Enfin, un troisième volet essentiel est constitué par les retours d’expérience d’autres conducteurs. Les conducteurs qui ont déjà roulé plusieurs mois ou années avec des véhicules au GNV, électriques ou à hydrogène ont souvent développé des “trucs” pratiques, des bons réflexes, mais aussi identifié des pièges à éviter. Organiser des temps d’échange, des témoignages, des séances de questions-réponses permet de faire circuler ces connaissances informelles et de rassurer ceux qui découvrent ces technologies. Cela montre aussi que la transition ne se fait pas contre les conducteurs, mais avec eux, en capitalisant sur leur expérience.
Une formation bien conçue veille à respecter le rythme d’apprentissage. On ne demande pas à un conducteur de changer toutes ses habitudes en une journée. On lui propose d’abord de comprendre, puis de tester, puis d’analyser ses propres pratiques, et enfin d’adopter progressivement de nouveaux réflexes, accompagnés par des retours réguliers.

Suivi des pratiques dans la durée

Une fois la formation initiale réalisée, le travail n’est pas terminé. Pour que les compétences acquises se traduisent au quotidien, un suivi des pratiques dans la durée est indispensable.
Le coaching sur le terrain constitue un levier très efficace. Un formateur, un expert interne ou un “conducteur référent” peut accompagner un conducteur sur une tournée, observer sa conduite, analyser ses choix, discuter avec lui des décisions prises en situation réelle. Ce temps de coaching, réalisé sans jugement mais avec un regard professionnel, permet d’ajuster finement les comportements : anticiper davantage certains freinages, modifier la manière d’aborder des zones urbaines ou des montées, gérer différemment les temps de pause pour optimiser la recharge.


En parallèle, l’utilisation d’indicateurs de consommation, d’autonomie et d’incidents permet d’objectiver les progrès et les points de vigilance. Les systèmes télématiques embarqués fournissent souvent des données précieuses : consommation d’énergie ou de gaz par kilomètre, vitesse moyenne, temps passé dans chaque mode de conduite, fréquence des accélérations brusques, autonomie restante à l’arrivée, incidents techniques survenus, alarmes déclenchées.
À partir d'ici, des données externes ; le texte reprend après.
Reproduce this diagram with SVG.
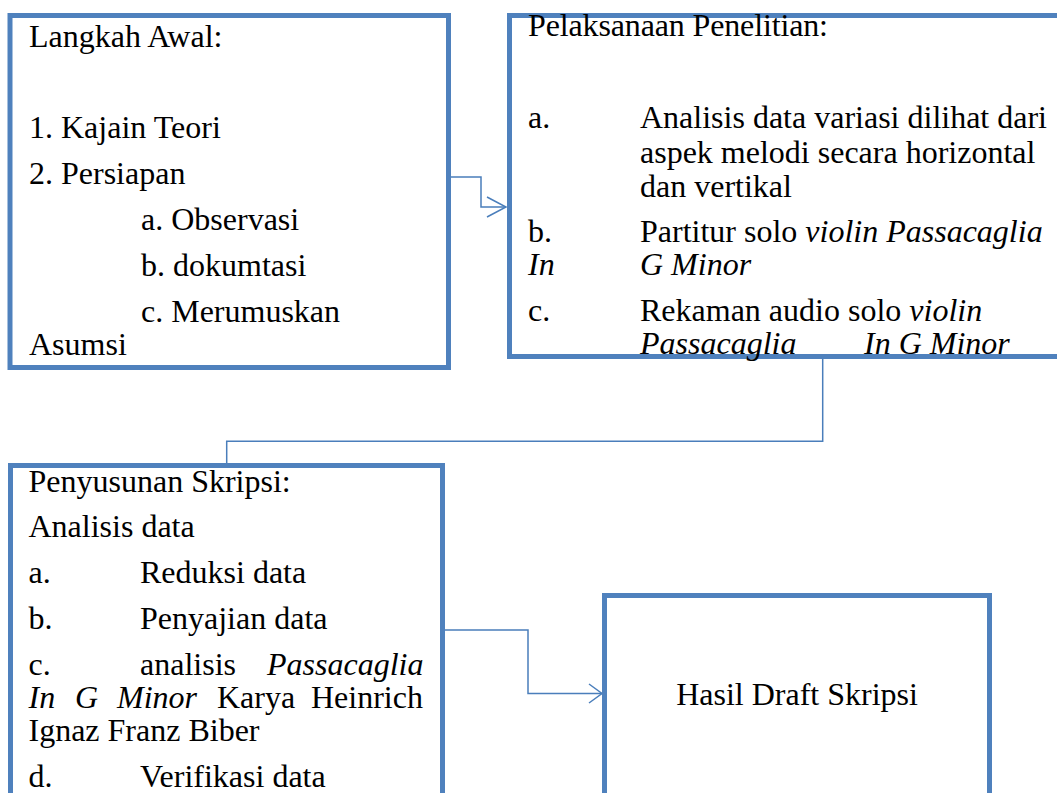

En partageant ces données avec les conducteurs, de façon transparente et constructive, l’entreprise peut engager un dialogue sur les pratiques. Il ne s’agit pas de “fliquer”, mais de co-analyser : pourquoi tel conducteur réussit-il à parcourir une distance plus importante avec la même charge et le même type de trajet ? qu’est-ce qui explique que sur certaines lignes, les incidents d’autonomie sont plus fréquents ? comment adapter l’organisation ou la formation à partir de ces constats ?
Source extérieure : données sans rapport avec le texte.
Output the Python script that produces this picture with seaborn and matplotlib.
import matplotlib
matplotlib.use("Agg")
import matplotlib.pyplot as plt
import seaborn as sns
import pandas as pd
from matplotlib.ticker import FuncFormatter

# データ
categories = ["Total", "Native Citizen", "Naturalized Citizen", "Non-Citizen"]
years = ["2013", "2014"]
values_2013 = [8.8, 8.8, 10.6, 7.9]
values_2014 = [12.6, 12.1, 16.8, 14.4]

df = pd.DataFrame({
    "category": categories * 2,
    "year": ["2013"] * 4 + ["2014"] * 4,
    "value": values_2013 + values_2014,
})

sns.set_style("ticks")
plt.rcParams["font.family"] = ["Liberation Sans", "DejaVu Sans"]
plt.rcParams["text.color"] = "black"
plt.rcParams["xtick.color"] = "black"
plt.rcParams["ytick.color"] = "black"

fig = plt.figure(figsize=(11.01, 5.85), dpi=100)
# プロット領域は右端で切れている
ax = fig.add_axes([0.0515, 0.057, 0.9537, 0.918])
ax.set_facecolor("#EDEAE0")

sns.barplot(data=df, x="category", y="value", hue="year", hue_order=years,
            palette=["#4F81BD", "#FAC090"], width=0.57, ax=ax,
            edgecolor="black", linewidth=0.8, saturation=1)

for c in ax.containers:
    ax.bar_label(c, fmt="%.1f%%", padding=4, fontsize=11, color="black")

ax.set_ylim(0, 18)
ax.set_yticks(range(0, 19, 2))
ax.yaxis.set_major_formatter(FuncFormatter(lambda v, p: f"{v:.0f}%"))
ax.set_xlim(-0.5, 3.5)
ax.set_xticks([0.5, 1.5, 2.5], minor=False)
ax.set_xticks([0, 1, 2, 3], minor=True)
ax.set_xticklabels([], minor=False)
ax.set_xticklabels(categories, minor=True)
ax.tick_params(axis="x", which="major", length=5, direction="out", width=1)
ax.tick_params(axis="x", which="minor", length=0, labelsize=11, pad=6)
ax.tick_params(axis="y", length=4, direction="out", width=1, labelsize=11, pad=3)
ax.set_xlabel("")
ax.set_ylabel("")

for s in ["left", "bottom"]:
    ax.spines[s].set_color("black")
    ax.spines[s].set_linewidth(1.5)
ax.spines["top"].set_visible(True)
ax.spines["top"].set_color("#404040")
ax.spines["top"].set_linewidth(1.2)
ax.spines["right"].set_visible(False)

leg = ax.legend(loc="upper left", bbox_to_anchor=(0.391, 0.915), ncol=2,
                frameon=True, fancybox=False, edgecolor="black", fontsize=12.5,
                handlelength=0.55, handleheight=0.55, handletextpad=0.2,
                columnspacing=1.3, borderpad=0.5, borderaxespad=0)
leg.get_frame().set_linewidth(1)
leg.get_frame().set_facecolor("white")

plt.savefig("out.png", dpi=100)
Des bilans réguliers, par exemple trimestriels, peuvent être organisés pour faire le point sur l’évolution des indicateurs, ajuster les objectifs, identifier des besoins de formation complémentaires, valoriser les bonnes pratiques et les conducteurs qui s’y engagent. Ces moments contribuent à inscrire la maîtrise des motorisations hydrogène, GNV et électrique dans la durée, comme une compétence à part entière du métier de conducteur, et non comme une contrainte ponctuelle.
En définitive, les conducteurs de demain seront ceux qui auront su transformer la transition énergétique en opportunité professionnelle : comprendre les nouvelles technologies, intégrer leurs contraintes, en exploiter les atouts, tout en renforçant la sécurité, la qualité de service et la performance environnementale. La formation et l’accompagnement sur la durée sont les deux piliers qui leur permettront de franchir ce cap avec confiance et expertise.